* BRIEF
Check each line for the string "this", then give only how many lines have it.

* RECORDS SHOWN
BEGIN

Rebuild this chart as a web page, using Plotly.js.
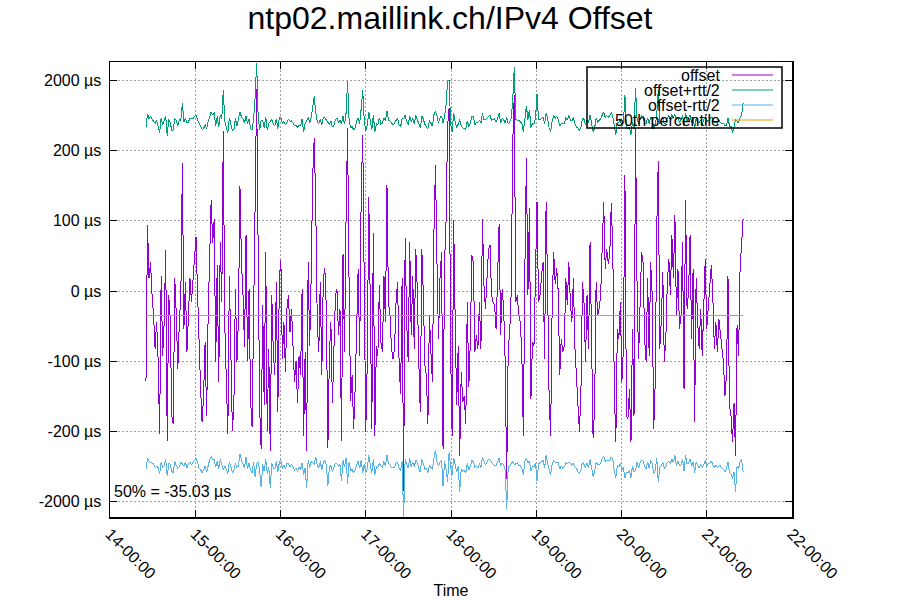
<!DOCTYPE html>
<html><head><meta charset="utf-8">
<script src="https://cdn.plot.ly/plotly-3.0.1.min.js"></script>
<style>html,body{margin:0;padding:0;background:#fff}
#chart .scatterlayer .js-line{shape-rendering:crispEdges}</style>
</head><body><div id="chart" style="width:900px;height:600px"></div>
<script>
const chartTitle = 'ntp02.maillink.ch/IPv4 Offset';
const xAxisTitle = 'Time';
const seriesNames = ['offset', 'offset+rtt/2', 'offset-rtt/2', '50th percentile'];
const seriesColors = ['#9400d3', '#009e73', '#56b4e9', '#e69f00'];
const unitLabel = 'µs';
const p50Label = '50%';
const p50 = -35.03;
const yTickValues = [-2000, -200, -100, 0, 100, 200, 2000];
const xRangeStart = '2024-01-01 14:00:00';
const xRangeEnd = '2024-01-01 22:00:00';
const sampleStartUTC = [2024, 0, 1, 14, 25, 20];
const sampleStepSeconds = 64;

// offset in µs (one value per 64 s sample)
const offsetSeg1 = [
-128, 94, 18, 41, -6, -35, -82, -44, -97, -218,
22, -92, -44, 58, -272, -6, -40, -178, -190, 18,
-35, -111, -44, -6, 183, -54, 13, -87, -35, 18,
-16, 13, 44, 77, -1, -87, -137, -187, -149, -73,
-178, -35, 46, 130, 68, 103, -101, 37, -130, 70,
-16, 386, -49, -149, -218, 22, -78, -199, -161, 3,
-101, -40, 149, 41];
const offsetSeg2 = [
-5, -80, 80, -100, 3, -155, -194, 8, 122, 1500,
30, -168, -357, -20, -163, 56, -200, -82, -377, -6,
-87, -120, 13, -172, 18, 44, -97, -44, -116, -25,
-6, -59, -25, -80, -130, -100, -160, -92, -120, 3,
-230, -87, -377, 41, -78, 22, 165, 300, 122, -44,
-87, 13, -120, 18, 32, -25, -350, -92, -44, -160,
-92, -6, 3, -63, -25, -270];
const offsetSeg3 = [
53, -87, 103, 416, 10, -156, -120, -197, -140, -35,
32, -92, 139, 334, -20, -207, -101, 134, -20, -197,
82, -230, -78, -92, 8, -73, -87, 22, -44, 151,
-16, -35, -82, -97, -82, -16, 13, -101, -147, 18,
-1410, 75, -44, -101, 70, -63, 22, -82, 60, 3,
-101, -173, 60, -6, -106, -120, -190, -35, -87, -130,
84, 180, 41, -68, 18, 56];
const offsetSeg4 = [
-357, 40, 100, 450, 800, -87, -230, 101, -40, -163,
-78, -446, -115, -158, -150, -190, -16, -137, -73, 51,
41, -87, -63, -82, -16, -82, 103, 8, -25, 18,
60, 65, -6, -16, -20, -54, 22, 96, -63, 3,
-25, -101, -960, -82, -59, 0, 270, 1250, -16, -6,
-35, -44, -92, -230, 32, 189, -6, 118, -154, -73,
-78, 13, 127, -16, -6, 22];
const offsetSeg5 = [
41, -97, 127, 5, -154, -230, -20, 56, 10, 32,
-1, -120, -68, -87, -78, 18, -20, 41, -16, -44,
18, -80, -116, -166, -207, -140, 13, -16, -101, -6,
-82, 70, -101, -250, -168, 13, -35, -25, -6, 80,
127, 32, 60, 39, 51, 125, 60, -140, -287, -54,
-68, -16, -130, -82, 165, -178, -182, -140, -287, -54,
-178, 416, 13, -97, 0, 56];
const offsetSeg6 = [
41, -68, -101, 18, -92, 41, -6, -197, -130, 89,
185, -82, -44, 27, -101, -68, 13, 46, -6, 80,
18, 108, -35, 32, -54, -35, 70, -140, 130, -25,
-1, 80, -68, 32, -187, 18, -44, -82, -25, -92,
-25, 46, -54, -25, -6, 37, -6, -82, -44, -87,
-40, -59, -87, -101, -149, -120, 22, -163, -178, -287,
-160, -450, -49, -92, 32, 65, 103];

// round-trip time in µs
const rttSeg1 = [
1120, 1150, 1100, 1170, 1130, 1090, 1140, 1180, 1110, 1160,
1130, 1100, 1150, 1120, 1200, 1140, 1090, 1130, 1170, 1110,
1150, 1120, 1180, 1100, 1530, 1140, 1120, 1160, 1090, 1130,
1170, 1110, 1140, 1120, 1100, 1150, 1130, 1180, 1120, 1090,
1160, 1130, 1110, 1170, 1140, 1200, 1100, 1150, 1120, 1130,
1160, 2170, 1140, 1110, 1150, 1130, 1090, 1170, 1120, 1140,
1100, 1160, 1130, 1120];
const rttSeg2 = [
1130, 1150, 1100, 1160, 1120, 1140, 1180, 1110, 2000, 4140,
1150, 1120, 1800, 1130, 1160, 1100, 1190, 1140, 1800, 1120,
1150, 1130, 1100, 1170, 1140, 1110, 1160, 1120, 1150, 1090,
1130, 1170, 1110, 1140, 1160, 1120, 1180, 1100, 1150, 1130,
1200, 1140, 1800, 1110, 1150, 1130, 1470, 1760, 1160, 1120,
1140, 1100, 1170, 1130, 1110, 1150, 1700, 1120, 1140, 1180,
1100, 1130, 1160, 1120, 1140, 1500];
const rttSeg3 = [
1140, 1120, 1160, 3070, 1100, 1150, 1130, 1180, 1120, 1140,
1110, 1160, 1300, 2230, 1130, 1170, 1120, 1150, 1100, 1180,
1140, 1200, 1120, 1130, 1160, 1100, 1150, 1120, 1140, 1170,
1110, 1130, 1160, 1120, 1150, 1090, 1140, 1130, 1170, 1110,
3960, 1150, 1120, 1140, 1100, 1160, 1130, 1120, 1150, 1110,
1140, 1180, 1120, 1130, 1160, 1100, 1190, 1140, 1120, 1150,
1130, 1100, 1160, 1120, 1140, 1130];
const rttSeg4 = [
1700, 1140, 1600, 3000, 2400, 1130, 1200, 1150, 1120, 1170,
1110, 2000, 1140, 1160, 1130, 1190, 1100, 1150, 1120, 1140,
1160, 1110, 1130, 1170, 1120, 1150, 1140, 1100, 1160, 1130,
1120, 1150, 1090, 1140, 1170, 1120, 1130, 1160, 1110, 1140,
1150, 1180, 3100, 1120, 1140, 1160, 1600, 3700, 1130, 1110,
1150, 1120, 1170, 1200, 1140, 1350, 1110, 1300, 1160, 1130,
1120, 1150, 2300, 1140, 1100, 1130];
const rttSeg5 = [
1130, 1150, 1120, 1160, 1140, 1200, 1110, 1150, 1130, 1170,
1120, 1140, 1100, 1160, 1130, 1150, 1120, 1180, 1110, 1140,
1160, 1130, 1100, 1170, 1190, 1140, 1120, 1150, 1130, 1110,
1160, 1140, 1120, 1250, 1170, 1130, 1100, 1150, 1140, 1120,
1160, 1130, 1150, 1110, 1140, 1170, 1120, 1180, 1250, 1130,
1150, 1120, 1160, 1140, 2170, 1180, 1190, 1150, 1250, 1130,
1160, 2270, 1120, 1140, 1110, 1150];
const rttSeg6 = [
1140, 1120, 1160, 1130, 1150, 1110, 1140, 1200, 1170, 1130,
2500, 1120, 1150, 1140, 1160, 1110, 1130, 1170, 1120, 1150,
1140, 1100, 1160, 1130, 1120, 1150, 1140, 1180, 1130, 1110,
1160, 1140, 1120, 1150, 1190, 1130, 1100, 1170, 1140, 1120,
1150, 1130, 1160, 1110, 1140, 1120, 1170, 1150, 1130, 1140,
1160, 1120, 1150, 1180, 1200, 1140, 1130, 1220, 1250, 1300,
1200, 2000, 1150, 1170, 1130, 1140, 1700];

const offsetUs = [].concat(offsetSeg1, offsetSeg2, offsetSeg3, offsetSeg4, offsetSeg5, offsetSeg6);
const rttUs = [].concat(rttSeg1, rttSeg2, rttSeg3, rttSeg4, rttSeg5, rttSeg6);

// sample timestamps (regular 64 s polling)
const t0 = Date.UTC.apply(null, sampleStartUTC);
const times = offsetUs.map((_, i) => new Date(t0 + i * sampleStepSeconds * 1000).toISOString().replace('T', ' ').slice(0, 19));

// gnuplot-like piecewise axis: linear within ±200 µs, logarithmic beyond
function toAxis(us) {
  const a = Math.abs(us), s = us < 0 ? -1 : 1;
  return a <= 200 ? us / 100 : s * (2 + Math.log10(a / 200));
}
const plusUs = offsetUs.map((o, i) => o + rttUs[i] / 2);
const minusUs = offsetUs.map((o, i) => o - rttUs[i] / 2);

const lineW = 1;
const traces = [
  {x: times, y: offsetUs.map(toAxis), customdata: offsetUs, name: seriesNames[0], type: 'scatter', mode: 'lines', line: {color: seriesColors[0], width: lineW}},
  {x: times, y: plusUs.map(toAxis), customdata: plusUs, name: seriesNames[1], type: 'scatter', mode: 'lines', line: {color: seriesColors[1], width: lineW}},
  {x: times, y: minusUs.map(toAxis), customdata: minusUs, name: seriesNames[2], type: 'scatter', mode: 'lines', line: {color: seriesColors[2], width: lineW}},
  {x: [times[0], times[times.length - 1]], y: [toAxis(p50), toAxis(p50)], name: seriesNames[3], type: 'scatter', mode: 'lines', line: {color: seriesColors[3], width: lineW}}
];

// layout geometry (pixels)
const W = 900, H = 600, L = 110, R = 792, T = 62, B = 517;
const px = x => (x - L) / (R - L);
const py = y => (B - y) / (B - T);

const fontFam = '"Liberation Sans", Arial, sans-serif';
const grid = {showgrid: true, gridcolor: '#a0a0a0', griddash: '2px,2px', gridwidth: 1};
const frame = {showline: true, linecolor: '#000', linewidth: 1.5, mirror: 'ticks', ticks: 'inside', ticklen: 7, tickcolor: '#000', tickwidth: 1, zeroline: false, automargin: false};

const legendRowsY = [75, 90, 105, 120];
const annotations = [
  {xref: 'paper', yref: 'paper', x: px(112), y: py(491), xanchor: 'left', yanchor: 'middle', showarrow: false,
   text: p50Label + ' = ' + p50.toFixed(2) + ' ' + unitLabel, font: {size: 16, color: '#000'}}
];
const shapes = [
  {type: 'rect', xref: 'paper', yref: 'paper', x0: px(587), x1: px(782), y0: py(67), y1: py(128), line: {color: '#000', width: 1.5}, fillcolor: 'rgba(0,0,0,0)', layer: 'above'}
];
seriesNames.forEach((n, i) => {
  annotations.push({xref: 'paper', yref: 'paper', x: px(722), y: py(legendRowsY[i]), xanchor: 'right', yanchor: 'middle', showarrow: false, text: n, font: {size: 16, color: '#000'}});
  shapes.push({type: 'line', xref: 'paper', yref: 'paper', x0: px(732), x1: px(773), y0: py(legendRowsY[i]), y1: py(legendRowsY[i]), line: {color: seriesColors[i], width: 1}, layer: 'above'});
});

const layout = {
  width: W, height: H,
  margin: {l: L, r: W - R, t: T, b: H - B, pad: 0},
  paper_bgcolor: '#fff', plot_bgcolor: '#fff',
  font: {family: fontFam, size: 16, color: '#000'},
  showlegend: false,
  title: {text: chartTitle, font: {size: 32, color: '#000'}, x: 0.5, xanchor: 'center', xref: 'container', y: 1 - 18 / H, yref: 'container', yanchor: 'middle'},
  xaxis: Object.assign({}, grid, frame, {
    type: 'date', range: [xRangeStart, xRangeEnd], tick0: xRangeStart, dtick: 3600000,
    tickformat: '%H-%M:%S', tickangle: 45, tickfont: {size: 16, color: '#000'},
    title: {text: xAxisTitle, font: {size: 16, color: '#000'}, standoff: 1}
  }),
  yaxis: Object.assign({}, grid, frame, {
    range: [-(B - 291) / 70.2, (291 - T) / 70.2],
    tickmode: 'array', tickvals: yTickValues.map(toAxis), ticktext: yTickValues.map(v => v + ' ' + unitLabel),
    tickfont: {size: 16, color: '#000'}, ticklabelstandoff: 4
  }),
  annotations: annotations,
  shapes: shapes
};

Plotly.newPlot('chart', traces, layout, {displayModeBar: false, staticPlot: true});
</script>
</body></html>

END
BEGIN

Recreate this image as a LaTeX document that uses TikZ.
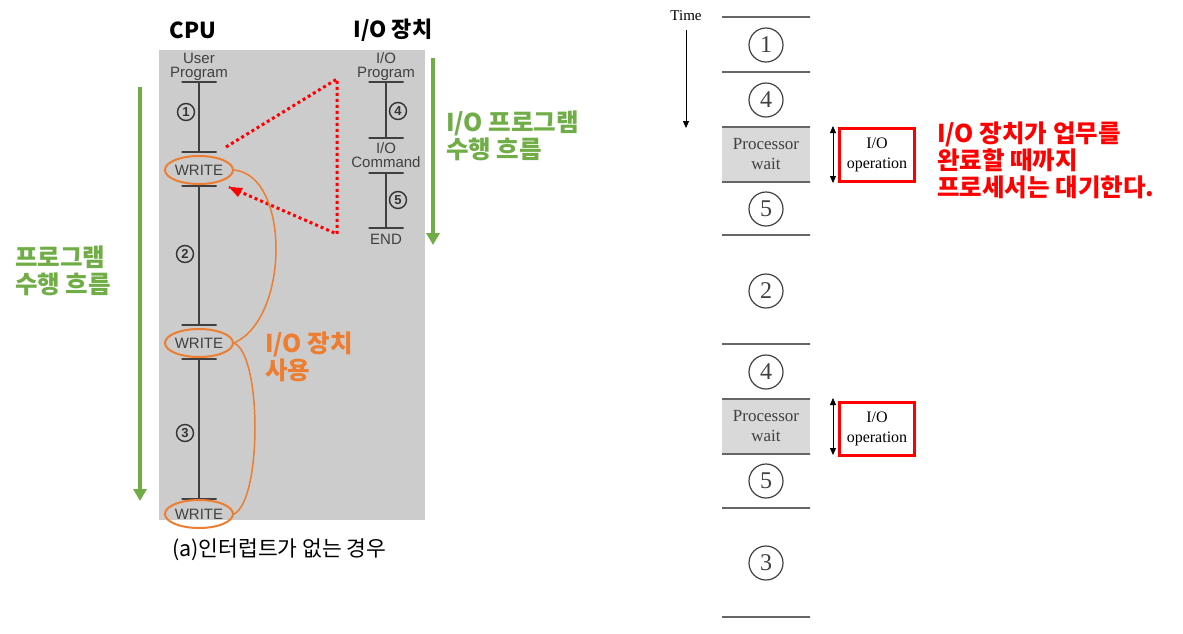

END

* SOLVED PROBLEM
2